By constantly "rehearsing" the old knowledge while learning new tricks, the AI keeps its "fire" wide and warm. It doesn't just learn the new trick; it remembers the old ones.

Why This Matters (The Results)

The paper tested this on two very different tasks: SQL (writing database code) and Math.

  1. Better at Variety: When asked to solve a problem 10 times, the new AI (DPH-RL) gave 10 different, correct answers. The old AI (Reverse-KL) gave the same answer 10 times.
  2. Better at New Things: When tested on problems it had never seen before (Out-of-Domain), the new AI didn't forget how to solve them. The old AI forgot almost everything.
  3. Efficiency: The new method is actually cheaper to run. It doesn't need a second "teacher" model running in the background; it just uses the data it already generated to do the rehearsing.

The Takeaway

The paper's main message is simple: Don't force your AI to be a perfectionist on just one path.
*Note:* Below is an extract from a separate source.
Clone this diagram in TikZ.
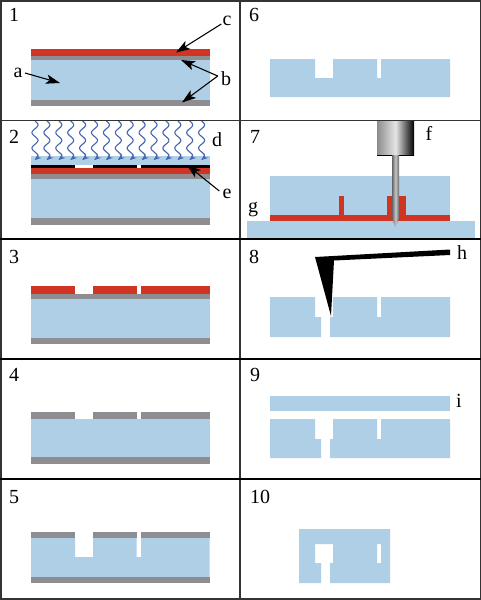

By changing the mathematical "rule" that guides the AI (switching from Reverse-KL to Forward-KL or JS-Divergence), we stop the AI from forgetting its past and losing its creativity. We turn the AI from a rigid robot that only knows one trick into a versatile expert that can handle many different challenges, just like a human who has practiced both the basics and the advanced techniques.

In short: The key to a smarter, more diverse AI isn't just giving it more rewards; it's giving it a better way to remember who it was before it started training.